Étudiants à Bagdad, les deux amis s’engagent ainsi pleinement dans la construction d’un rêve de socialisme arabe. L’heure est pourtant à la lutte postrévolutionnaire que se livrent marxistes et nationalistes. La victoire des seconds – d’abord sous la forme du coup d’État de 1963 qui voit l’assassinat de la figure révolutionnaire d’Abd al-Karim Qasim par le Baath[5] – puis lors de la prise de pouvoir – progressive mais in fine totale – de Saddam Hussein lors des années suivantes signifie pour Rami l’épreuve de la prison et de la torture. L’expérience du palais de la fin – cousin d’une autre prison baathiste, celle de Saednaya en Syrie dont il est dit de qui y entre qu’il est perdu et de qui en sort qu’il est né à nouveau – mène le père d’Euphrate à l’exil et au silence dont il fait vœu pour le restant de sa vie.

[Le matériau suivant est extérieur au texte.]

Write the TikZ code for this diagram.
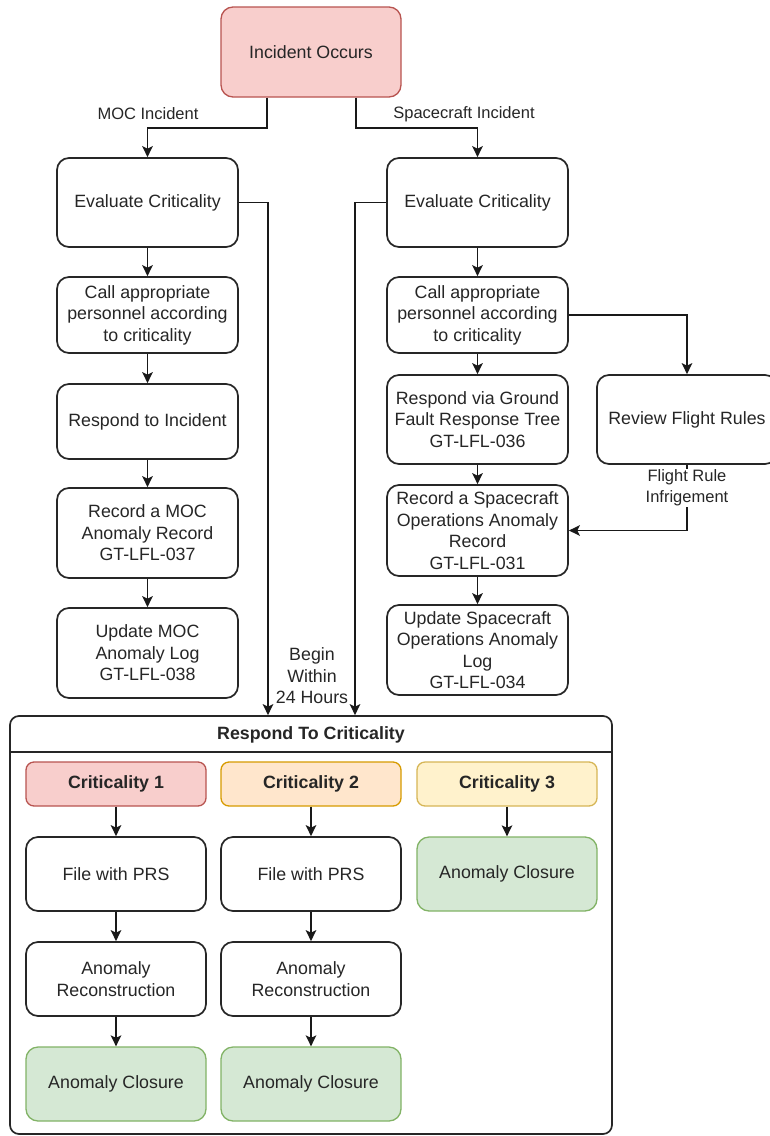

Mais Rami ne peut se résoudre à la destruction programmée et retransmise sur télévision globale de son pays. L’invasion de 1991, l’embargo qui la suit et le cynisme du programme onusien pétrole contre nourriture, les mensonges de Bush et la seconde agression américaine de 2003, puis la guerre civile dans laquelle s’abîme définitivement la société iraqienne sont autant de coups portés au corps du père.

Rami meurt en France, sans que la blessure ne soit jamais refermée. Son fils jure fidélité au fleuve des souvenirs. Malgré la somme des petites et grandes violences, il se découvre tout au long du récit d’Euphrate-Feurat une persistante nostalgie arabe, qui établit de facto l’auteur en exact inverse de l’Arabe du futur que tous appellent de leurs vœux. La nostalgie ne se découvre pourtant pas en-dehors du drame ; c’est en son cœur que parfums et souvenirs tourbillonnent. Peut-être est-ce cette même nostalgie arabe qui conduit une talentueuse réalisatrice libanaise à constater que, au seuil de leur disparition, nos pères ressemblent tous à Nasser[6] – c’est-à-dire à leurs rêves perdus.

L’Euphrate comme fil d'une histoire collective qui persiste malgré tout est peut-être aussi celui auquel se raccrochaient les révolutionnaires de 2019. Ceux-ci étaient issus d’une génération née après le Baath et durant l’occupation américaine puis iranienne, comme un éternel recommencement. Ils disaient :

Notre pays,

Nous vivons par tes bienfaits,

Nous ne sommes d'aucun autre que toi,

Nous appartenons à cette vie,

Nous appartenons au Tigre et à l'Euphrate,

Nous ne sommes d'aucun autre que toi.

Aujourd'hui le peuple en paix appelle,

Hurlant à la face du plomb et donnant notre sang,

Nous sortons avec tout ce que nous avons.

Notre pays,

Nous te devons tout ce que nous sommes,

Nous ne sommes d'aucun autre que toi.

[1] أنــا العِـراقُ، لسانـي قلبــهُ، ودمي فراتُـــهُ، وكياني منهُ، أشطــارُ Il s’agit du grand poète iraqien Mohammed Mahdi al-Jawahiri (1897-1992).
[2] Abdelmalek Sayad, « Immigration et “pensée d'État” », Actes de la recherche en sciences sociales, nº 129, 1999, p. 5-14.
[3] La période est aussi celle des assassinats racistes. En 1993, Hassan Laaraj de la cité des Tilleuls meurt ainsi égorgé par deux Français de souche qui ne seront jamais punis. URL : https://www.humanite.fr/la-justice-en-panne-un-apres-la-mort-de-hassan-80415
[4] Le récit des violences intimes et de leur conversion politique sous la forme d’un régime totalitaire fait immanquablement penser au film The White Ribbon de Michael Haneke.
[5] Qasim, figure d’un socialisme arabe en cours de gestation, a fait l’objet d’une tentative d’assassinat par le Baath dès 1959, par la main de Saddam Hussein lui-même, lequel n'était alors qu'un jeune officier nationaliste et ambitieux.